▶ **To do**:
Lines holding the string "React" are the ones to copy from this listing.

▼

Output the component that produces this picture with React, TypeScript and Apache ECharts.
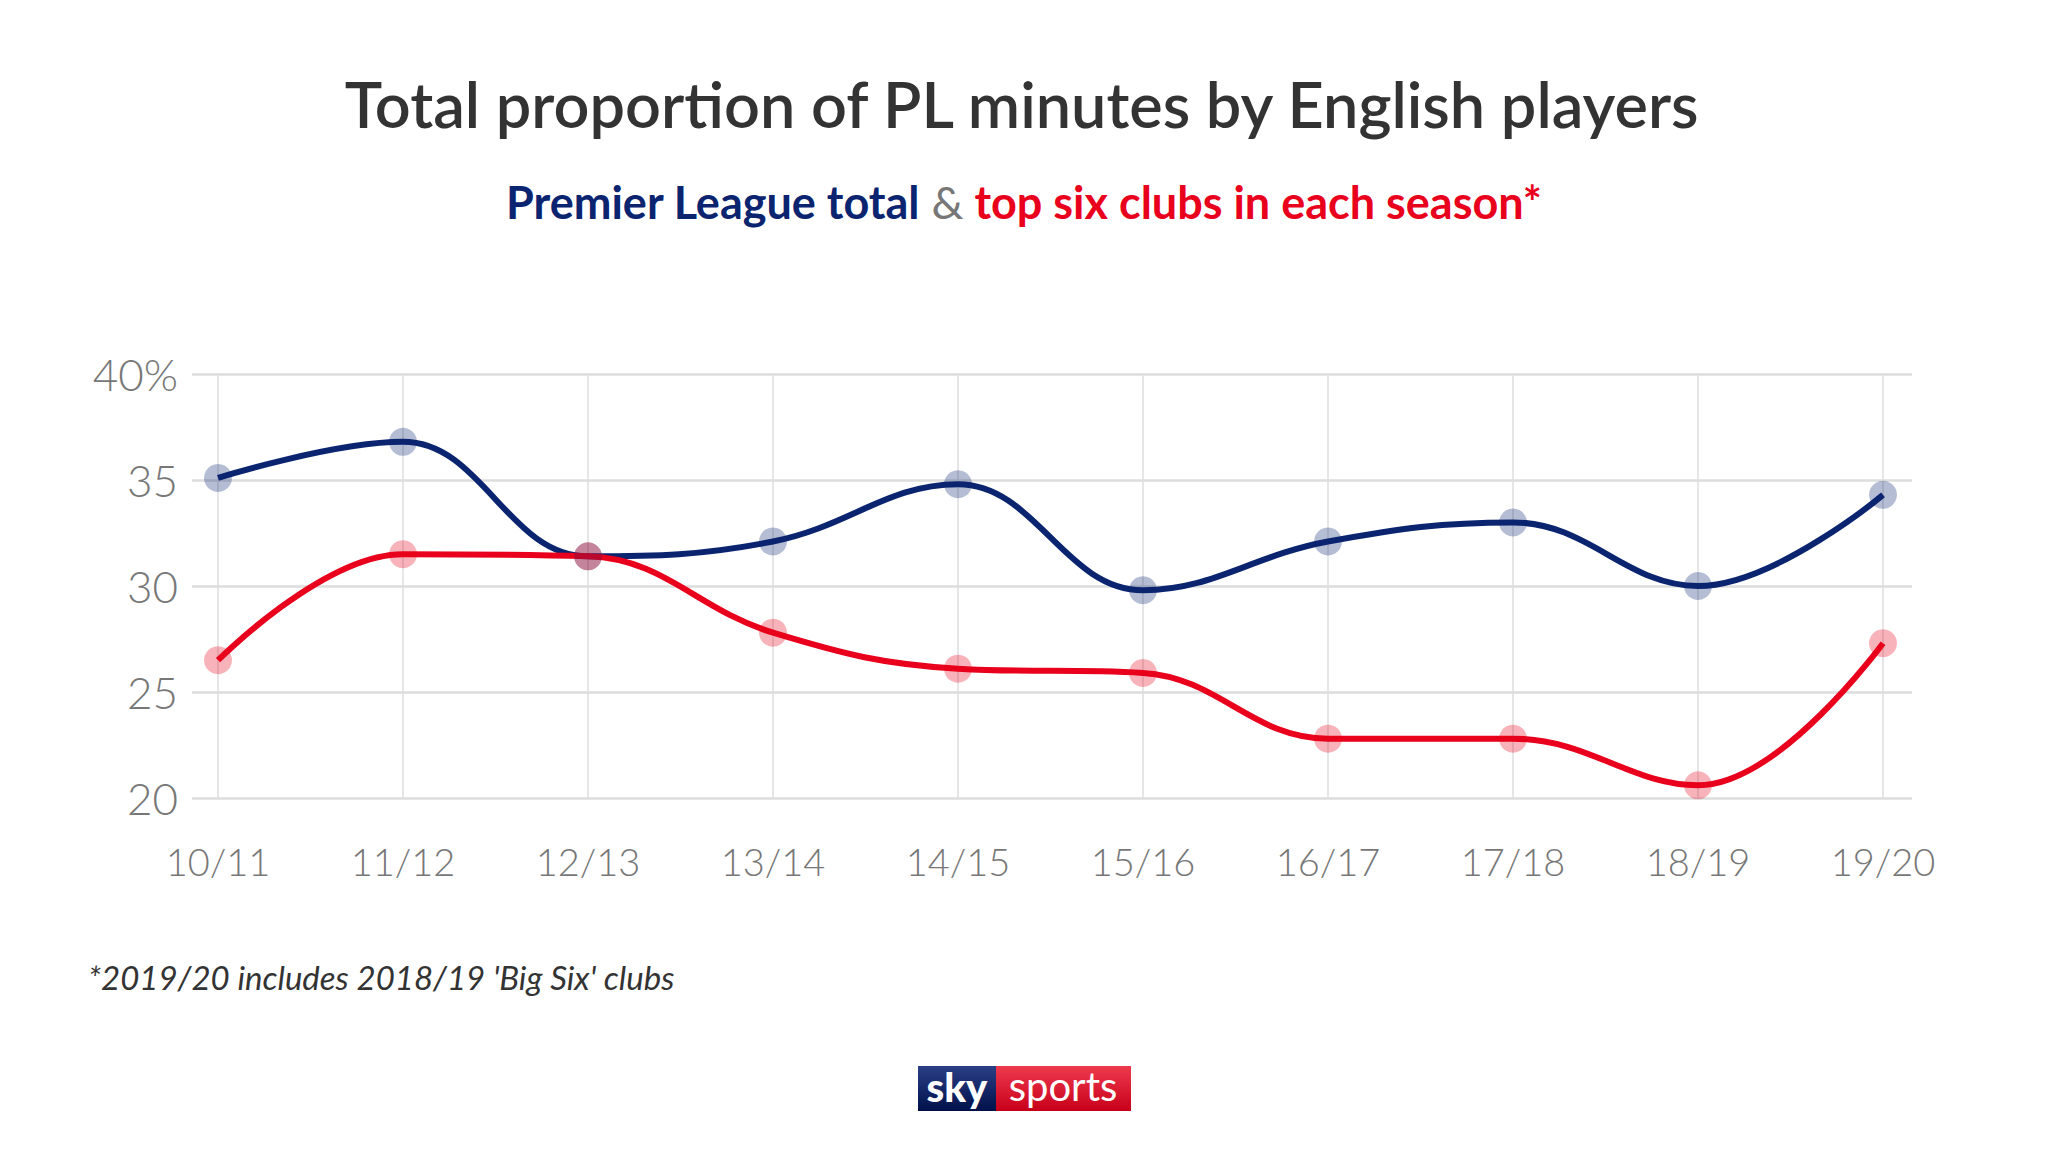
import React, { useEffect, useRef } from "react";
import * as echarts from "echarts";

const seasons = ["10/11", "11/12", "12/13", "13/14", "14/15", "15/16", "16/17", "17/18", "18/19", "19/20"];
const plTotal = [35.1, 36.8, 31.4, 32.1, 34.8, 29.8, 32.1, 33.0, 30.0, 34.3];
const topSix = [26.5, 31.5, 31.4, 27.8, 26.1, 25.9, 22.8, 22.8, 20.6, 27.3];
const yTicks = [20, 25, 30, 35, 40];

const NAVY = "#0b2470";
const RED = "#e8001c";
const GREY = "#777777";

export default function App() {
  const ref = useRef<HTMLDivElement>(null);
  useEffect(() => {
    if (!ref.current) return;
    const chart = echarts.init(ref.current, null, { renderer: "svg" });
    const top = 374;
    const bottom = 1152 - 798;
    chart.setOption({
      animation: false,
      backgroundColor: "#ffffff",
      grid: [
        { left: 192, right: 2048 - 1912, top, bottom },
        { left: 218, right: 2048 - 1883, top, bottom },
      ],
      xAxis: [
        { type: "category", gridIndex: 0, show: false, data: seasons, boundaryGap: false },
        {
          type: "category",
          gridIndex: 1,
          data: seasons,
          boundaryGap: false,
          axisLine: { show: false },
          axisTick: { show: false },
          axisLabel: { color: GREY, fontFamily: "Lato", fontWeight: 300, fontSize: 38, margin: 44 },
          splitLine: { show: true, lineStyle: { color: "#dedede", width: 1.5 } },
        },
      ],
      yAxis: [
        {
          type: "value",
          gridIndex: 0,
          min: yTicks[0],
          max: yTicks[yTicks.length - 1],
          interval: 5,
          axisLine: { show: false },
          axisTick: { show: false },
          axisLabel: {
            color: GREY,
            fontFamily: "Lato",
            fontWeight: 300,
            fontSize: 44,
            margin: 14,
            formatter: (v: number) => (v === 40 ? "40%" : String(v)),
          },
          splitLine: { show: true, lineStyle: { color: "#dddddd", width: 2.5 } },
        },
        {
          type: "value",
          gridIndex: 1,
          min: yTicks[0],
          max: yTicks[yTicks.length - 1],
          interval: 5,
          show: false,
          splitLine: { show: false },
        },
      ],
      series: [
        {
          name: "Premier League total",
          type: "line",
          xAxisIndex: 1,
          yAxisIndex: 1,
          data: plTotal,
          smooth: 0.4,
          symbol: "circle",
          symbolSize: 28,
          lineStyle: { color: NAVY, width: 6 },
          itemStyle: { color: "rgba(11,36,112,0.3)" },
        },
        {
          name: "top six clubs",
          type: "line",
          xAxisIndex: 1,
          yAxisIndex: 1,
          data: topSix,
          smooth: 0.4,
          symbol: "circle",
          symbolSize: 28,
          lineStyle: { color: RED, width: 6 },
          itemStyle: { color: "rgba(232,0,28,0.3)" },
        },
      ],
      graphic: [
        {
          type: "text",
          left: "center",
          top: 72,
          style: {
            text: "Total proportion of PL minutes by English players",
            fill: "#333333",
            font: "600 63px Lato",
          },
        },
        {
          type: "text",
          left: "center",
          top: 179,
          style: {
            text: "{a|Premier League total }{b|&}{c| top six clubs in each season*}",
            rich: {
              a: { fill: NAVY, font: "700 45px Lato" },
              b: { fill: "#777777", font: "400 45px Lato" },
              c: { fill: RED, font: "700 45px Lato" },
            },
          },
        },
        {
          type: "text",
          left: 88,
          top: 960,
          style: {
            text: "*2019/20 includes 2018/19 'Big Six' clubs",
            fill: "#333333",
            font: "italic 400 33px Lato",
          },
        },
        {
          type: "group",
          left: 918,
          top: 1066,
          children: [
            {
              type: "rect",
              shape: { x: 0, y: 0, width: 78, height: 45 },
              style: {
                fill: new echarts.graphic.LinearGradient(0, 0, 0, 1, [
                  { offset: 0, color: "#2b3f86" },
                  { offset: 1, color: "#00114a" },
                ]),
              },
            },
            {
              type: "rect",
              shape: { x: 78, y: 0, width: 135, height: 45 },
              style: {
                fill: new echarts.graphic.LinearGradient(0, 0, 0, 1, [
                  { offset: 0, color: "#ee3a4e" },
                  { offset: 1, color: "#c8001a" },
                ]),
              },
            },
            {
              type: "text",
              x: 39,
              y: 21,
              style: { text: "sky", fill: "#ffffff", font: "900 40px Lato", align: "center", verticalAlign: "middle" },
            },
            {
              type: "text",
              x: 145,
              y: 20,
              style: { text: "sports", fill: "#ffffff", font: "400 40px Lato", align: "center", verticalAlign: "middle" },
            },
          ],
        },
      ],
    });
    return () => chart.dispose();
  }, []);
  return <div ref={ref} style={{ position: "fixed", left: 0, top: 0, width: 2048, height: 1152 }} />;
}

▲

▶ **Solution to this exercise**:
Output the component that produces this picture with React, TypeScript and Apache ECharts.
import React, { useEffect, useRef } from "react";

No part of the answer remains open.